General manager Doug Wilson and first-year coach Pete DeBoer believed Pavelski, 31, was ready to shoulder the primary leadership role and assume a position held for four seasons by Thornton before the team went with three alternate captains last season.
"I think this guy stands for all the right things," DeBoer said Sunday. "He's a family man. He's a professional; shows up for work early, stays late. All he cares about is winning. There's not a selfish bone in his body as far as his own personal numbers or agenda. It's all about winning.

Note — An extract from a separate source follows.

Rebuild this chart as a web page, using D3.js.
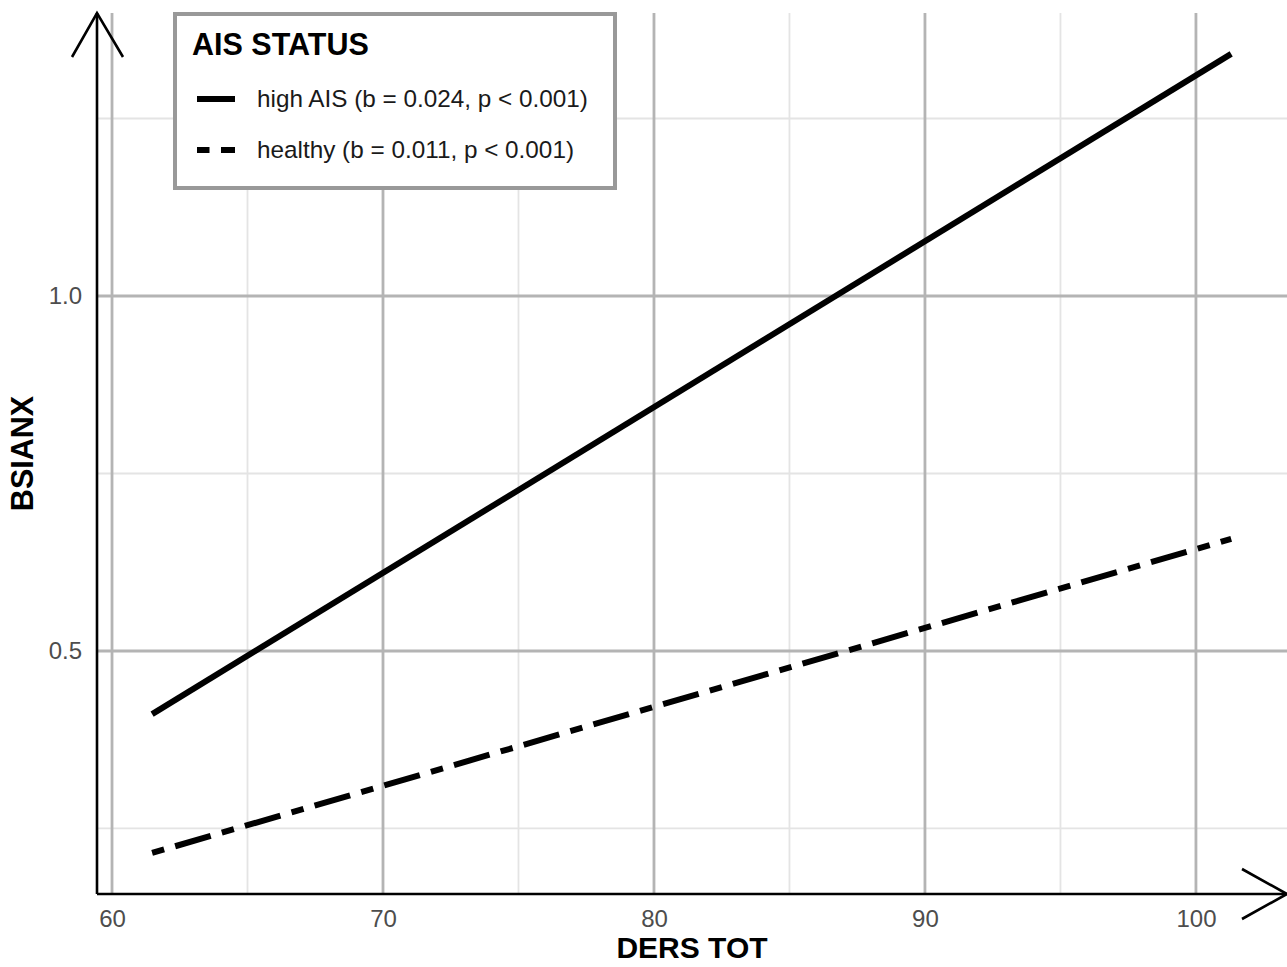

Video: Postgame 5/1: Pavelski
"Where do you find guys that get 100 points and block shots, kill penalties, win faceoffs and go to the dirty areas of the ice? You can count on one hand the number of players that can do that."
Actually, Pavelski has never scored more than 79 points in a season, but DeBoer's point should not be lost.
Pavelski showed all of his attributes on a night he admits was not the best for him or his line. He played 17:59, took two shots, scoring on one, was credited with two hits, created two takeaways and won 50 percent of his 16 faceoffs.
But he was at his best on the goal that gave the Sharks a 2-1 lead with 2:40 remaining in the third period. That goal eased a growing sense of dread after Nashville had tied the game 1-1 on with a goal from Mattias Ekholm with 7:02 remaining.
Pavelski followed Thornton into the zone and went to the net as Thornton did the majority of the work with the puck.
"You're just hanging around and hoping for a rebound," Pavelski said.
The rebound came, as hoped, when Nashville goalie Pekka Rinne, so brilliant all night, stopped but couldn't control a shot from Thornton. The rebound bounced just outside the crease, right to Pavelski. He flicked his wrists and sent the puck into the net before Nashville defenseman Shea Weber could block it.
"He knows how the puck bounces," Polak said. "That's a special gift."
Video: Postgame 5/2: DeBoer
Pavelski has slowly grown into the captaincy. His game, and his importance, have grown each year since his arrival for the 2006-07 season.
He scored 78 points this season, the second-highest total of his career. His 38 goals led the team and also were his second-best performance of his career.
But it is not the volume of goals and points that matter these days. It is the circumstances under which they are made.
The captain has become clutch, growing more comfortable in the biggest moments with each previous success.
Pavelski was taken out of the game early by a Nashville team desperate to even up this series. The Predators concentrated on shutting down San Jose's top line, and they succeeded.
But then they blinked, getting as crazy a too-many-men penalty as you will ever see. Thirty-eight seconds into the power play, Pavelski tipped a slap shot by defenseman Brent Burns and the puck found its way onto the stick of center Logan Couture for the game's first goal.
The Predators did tie it, but Pavelski scored what is a trademark goal for him. Finally, with the Nashville net vacated for an extra attacker, Pavelski set up Thornton for an empty-net goal, one that proved to be the game-winner after Nashville's Ryan Johansen scored in the final seconds.
It's called leading by example, and Pavelski has perfected it in the 2016 Stanley Cup Playoffs.
"There's nobody better around the net, whether it be tipping, screening, finding ways to put the puck in the net," defenseman Paul Martin said. "Obviously, he's not the fastest skater, but he finds a way to get around the rink.
"He competes hard, he's physical when he needs to be. He's smart; his hockey sense is right up there with the best. He wants to win. He deserves to wear that letter. He plays for it and all the guys respect him and play for him."